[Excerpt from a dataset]
## begin
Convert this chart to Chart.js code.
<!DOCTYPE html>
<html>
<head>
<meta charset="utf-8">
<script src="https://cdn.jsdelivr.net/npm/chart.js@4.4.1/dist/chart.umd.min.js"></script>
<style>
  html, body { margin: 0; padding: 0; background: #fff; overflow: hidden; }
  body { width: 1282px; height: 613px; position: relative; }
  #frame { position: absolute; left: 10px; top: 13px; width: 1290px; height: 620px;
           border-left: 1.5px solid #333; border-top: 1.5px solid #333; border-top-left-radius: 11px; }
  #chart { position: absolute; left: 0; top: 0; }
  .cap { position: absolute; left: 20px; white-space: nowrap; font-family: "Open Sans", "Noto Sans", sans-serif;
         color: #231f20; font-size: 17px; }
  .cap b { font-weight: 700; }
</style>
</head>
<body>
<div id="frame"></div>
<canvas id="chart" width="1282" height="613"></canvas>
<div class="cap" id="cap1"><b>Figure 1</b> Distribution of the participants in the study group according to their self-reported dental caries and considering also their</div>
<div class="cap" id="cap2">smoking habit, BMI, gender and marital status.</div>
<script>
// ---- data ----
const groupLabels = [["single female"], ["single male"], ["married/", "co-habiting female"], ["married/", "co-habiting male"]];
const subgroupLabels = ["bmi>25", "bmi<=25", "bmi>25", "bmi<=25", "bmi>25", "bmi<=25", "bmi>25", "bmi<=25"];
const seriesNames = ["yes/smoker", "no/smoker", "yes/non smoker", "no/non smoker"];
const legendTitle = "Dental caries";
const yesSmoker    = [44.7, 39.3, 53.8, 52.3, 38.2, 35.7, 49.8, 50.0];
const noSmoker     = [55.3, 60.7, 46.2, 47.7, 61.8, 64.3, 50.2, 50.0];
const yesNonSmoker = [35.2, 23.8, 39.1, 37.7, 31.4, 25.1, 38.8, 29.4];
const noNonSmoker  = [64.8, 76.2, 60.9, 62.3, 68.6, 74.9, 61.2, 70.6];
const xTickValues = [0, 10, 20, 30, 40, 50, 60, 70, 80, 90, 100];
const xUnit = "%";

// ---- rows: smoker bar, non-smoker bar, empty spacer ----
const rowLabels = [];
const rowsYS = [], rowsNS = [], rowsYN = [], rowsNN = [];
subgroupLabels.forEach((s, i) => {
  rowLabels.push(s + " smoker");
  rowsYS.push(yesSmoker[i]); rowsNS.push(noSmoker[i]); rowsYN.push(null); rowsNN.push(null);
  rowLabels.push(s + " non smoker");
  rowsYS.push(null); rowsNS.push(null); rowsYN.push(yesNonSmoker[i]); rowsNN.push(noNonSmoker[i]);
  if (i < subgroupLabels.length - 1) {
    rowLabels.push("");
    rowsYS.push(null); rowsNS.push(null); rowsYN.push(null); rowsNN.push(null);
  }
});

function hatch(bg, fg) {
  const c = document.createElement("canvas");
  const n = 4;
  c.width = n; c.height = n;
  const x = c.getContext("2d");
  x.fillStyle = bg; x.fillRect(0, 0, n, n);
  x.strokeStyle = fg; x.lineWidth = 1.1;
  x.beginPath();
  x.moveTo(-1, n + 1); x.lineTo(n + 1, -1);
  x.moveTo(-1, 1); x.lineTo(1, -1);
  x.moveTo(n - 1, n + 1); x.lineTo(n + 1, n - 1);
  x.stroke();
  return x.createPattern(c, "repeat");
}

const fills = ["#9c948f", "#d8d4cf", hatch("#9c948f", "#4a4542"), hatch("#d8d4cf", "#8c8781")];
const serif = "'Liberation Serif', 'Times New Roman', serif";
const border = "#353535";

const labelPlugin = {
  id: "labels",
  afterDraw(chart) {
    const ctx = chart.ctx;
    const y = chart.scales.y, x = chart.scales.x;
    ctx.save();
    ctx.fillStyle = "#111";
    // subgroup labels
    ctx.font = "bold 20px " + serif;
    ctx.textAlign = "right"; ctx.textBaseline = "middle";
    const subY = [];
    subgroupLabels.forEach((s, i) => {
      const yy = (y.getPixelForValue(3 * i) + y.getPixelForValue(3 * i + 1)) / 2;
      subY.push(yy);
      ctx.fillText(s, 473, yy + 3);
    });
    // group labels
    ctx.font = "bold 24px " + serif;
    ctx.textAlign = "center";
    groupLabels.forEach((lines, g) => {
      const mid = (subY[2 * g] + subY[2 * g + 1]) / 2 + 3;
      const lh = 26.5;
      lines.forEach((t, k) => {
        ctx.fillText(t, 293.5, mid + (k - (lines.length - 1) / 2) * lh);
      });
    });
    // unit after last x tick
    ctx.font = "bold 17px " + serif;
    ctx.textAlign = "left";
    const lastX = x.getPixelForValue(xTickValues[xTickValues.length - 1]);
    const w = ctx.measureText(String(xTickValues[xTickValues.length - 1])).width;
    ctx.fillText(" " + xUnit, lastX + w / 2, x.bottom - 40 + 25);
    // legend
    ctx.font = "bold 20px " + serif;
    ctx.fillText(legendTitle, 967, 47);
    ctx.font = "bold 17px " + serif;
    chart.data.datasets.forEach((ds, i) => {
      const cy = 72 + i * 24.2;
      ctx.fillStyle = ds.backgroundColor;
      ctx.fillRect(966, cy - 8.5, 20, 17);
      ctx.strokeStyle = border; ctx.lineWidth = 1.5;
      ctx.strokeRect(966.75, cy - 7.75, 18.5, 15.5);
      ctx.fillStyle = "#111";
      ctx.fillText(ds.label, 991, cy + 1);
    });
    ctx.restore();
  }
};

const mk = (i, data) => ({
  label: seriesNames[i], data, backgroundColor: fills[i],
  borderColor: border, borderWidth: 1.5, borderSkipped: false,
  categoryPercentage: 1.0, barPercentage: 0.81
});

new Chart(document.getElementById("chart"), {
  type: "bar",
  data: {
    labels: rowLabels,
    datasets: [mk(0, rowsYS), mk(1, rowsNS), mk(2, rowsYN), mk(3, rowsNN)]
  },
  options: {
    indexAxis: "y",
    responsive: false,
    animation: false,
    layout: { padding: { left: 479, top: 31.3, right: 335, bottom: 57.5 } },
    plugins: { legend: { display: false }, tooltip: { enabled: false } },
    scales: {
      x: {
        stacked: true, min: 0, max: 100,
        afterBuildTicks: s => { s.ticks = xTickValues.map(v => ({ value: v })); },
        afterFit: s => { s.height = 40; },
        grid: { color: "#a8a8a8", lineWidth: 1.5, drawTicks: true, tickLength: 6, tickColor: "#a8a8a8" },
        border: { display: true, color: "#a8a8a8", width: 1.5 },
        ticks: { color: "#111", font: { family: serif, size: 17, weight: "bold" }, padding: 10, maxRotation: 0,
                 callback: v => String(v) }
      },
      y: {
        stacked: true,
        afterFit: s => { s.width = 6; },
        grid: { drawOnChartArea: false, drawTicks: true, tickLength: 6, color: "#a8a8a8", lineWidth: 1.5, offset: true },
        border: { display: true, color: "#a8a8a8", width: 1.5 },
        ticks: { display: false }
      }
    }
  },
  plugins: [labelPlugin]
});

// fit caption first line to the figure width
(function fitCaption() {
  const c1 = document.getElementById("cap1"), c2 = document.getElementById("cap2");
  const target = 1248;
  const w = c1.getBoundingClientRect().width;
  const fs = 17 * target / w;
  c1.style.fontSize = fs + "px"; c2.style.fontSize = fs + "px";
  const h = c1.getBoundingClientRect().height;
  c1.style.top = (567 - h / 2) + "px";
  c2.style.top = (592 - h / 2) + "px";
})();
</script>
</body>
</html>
## end
## begin
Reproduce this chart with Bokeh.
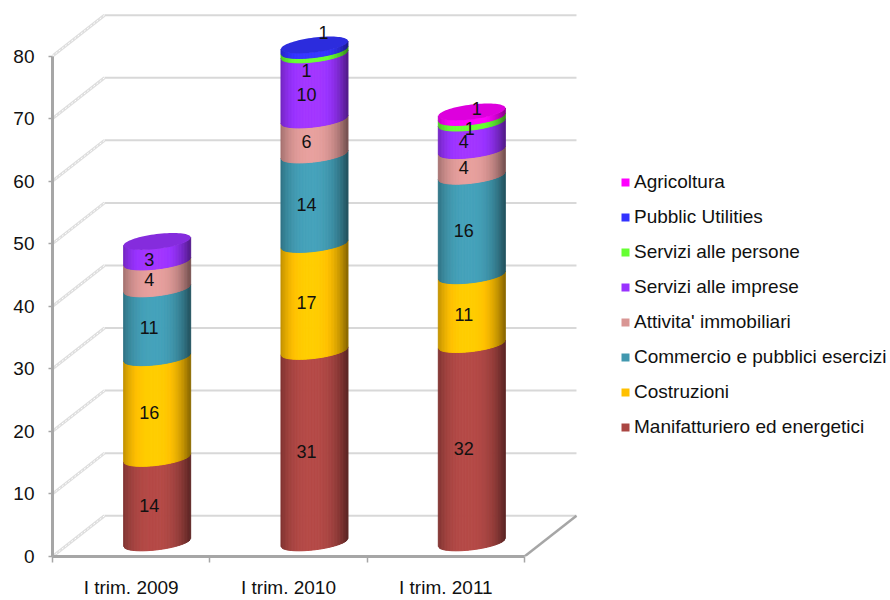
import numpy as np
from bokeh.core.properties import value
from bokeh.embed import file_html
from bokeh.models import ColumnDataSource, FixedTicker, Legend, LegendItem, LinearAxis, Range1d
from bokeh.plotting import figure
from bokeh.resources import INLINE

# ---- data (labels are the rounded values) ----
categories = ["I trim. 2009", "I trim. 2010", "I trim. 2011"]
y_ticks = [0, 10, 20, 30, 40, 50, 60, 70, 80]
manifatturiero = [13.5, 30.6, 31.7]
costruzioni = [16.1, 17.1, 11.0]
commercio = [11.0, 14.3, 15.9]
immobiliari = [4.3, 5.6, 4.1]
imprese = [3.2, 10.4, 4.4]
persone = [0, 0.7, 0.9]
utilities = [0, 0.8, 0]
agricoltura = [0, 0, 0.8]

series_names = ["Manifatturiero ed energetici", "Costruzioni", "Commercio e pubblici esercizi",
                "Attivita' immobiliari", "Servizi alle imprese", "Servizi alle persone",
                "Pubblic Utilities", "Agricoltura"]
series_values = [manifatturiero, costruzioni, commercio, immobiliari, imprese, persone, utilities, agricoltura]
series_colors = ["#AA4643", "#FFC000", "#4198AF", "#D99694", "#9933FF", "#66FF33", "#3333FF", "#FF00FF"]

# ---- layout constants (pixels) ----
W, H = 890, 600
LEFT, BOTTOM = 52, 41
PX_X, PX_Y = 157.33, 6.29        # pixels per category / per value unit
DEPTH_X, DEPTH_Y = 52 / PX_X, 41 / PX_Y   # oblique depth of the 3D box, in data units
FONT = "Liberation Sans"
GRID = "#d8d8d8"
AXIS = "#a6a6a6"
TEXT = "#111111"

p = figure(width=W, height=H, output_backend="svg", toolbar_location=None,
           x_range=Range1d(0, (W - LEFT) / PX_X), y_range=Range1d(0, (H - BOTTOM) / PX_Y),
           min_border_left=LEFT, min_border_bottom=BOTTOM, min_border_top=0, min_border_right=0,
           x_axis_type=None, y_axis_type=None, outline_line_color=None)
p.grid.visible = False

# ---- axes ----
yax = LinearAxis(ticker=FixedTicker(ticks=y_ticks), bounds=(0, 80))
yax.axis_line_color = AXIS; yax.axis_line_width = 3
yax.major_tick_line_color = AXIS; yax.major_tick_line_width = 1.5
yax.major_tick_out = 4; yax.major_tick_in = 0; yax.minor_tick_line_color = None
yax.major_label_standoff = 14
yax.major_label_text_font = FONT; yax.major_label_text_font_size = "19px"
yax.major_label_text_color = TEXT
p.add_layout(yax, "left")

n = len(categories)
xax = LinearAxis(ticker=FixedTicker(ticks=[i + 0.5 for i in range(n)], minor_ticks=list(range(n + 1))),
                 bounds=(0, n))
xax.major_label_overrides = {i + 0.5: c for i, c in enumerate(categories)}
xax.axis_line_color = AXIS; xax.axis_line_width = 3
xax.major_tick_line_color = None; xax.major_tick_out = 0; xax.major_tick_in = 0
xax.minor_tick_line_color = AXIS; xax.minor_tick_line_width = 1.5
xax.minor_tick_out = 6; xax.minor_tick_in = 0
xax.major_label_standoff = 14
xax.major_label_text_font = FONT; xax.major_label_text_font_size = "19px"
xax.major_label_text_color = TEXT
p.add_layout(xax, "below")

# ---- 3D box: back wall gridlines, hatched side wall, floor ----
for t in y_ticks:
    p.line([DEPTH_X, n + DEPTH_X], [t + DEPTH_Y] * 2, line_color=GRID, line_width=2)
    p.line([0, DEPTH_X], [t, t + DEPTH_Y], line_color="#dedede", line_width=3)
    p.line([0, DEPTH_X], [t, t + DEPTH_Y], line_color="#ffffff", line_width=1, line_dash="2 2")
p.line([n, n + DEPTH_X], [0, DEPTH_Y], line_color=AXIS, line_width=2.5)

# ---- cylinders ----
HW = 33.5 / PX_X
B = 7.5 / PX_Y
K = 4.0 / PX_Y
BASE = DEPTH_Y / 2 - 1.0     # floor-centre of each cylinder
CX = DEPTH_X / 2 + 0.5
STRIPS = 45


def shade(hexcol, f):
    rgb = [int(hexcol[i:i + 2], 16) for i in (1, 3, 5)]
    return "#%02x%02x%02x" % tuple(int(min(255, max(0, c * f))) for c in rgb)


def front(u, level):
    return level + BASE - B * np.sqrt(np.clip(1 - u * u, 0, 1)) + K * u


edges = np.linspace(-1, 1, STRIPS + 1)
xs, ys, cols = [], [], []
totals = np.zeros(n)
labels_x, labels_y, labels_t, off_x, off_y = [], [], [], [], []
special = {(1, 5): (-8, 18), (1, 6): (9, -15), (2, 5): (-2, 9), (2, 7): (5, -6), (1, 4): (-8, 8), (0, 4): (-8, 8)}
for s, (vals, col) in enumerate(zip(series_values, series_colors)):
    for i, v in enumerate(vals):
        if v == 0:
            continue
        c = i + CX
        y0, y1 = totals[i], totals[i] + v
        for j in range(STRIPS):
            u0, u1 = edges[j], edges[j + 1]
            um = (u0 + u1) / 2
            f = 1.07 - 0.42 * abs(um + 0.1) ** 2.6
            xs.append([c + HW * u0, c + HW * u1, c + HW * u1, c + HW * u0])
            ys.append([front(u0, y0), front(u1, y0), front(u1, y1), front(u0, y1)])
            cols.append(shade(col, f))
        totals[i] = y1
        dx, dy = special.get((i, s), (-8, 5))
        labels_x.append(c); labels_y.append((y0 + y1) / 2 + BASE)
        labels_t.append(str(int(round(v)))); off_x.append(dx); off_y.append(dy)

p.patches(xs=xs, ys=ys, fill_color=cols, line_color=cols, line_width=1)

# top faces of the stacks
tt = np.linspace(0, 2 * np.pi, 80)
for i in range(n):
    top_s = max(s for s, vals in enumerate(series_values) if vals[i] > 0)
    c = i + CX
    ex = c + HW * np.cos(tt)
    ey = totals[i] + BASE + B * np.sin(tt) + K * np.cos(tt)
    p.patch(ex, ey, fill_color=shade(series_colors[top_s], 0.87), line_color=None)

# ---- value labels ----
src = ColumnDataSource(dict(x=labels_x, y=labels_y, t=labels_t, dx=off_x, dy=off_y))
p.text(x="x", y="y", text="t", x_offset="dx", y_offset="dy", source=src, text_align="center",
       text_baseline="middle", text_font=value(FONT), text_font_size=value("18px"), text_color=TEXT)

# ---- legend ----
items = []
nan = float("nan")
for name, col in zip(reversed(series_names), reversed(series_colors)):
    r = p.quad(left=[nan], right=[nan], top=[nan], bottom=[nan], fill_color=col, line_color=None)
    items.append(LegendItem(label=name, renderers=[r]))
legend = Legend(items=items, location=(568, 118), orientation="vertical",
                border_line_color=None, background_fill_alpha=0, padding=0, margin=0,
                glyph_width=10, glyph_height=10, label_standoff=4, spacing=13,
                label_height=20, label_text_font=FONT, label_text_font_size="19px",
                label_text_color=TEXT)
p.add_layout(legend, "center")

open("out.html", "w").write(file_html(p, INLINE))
## end
Task requirements –
Above are records; repeat only the lines from the line with "Reproduce this chart with Bokeh." through the line with "from bokeh.resources import INLINE", and leave pictures out.

Final result –
Reproduce this chart with Bokeh.
import numpy as np
from bokeh.core.properties import value
from bokeh.embed import file_html
from bokeh.models import ColumnDataSource, FixedTicker, Legend, LegendItem, LinearAxis, Range1d
from bokeh.plotting import figure
from bokeh.resources import INLINE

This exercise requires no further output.